Blocking is the act of avoiding an emotionally loaded memory. This includes running from problems, becoming emotionally hard, or developing and supporting a delusional understanding of yourself or your past in order to avoid confronting an issue. This is recommended for use only when absolutely necessary and only for short periods of time. For example, you may have responsibilities like a job or children that will neither wait nor be an appropriate place for another approach. For a more extreme example, if you are a soldier on the front line and your buddy just lost his life, it is not an appropriate time to emote – block or mask, continue to act and I pray you have a dissimilar future in which to come to an emotional understanding with your experience.
Masking is the act of engaging in something of a similar but more intense nature in order to override your emotional experience with the other. This is most common in the case of a serial monogamist or anyone with a pattern of repeating mistakes. Please note, there can be entirely unrelated reasons for serial monogamists or pattern sufferers. Masking is recommended only in the case of being presented with some untimely opportunity and should never be expected to stand as a permanent solution to addressing unsettled issues.
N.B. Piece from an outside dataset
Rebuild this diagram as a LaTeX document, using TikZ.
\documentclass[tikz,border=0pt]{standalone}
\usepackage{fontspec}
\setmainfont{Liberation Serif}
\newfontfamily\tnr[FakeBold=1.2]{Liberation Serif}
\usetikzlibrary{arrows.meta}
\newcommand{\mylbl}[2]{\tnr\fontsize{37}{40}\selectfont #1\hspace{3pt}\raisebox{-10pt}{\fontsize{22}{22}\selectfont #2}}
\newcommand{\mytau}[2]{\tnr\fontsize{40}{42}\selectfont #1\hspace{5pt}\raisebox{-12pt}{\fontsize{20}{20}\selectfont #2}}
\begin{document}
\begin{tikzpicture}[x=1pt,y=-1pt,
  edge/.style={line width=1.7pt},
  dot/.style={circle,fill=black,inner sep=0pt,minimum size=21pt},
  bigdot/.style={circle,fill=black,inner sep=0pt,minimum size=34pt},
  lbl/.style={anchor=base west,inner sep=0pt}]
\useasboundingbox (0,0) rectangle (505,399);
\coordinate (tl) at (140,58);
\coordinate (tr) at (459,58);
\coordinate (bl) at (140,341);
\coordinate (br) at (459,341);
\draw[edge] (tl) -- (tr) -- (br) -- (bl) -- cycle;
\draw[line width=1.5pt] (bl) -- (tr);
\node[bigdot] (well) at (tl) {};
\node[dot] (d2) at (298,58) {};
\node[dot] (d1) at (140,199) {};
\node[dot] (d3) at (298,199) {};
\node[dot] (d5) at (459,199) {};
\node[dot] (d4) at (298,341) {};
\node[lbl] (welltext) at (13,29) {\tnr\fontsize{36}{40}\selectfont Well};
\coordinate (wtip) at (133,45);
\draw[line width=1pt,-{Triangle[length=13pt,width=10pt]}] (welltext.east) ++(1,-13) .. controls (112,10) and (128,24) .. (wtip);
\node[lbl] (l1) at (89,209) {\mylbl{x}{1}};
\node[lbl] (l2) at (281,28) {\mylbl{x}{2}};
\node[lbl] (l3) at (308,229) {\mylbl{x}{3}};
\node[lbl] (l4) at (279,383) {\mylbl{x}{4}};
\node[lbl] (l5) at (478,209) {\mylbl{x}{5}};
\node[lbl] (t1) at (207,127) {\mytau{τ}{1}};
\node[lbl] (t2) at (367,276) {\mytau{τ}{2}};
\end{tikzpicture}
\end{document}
Embracing is the act of opening up to yourself and facing your points of emotional tension with love, acceptance and understanding. For the intellectualists, your path may reveal that all is always as it was meant to be and is therefore perfect – this tends to provide a positive emotional cornerstone by which objectivists and nihilists may understand their realities with a sense of gratitude and optimism. For the sensualists, your understandings will vary but your strength of love and acceptance may be significantly developed – this tends to allow you to actively receive the world more positively with fewer negative reactions until the world feels only beautiful.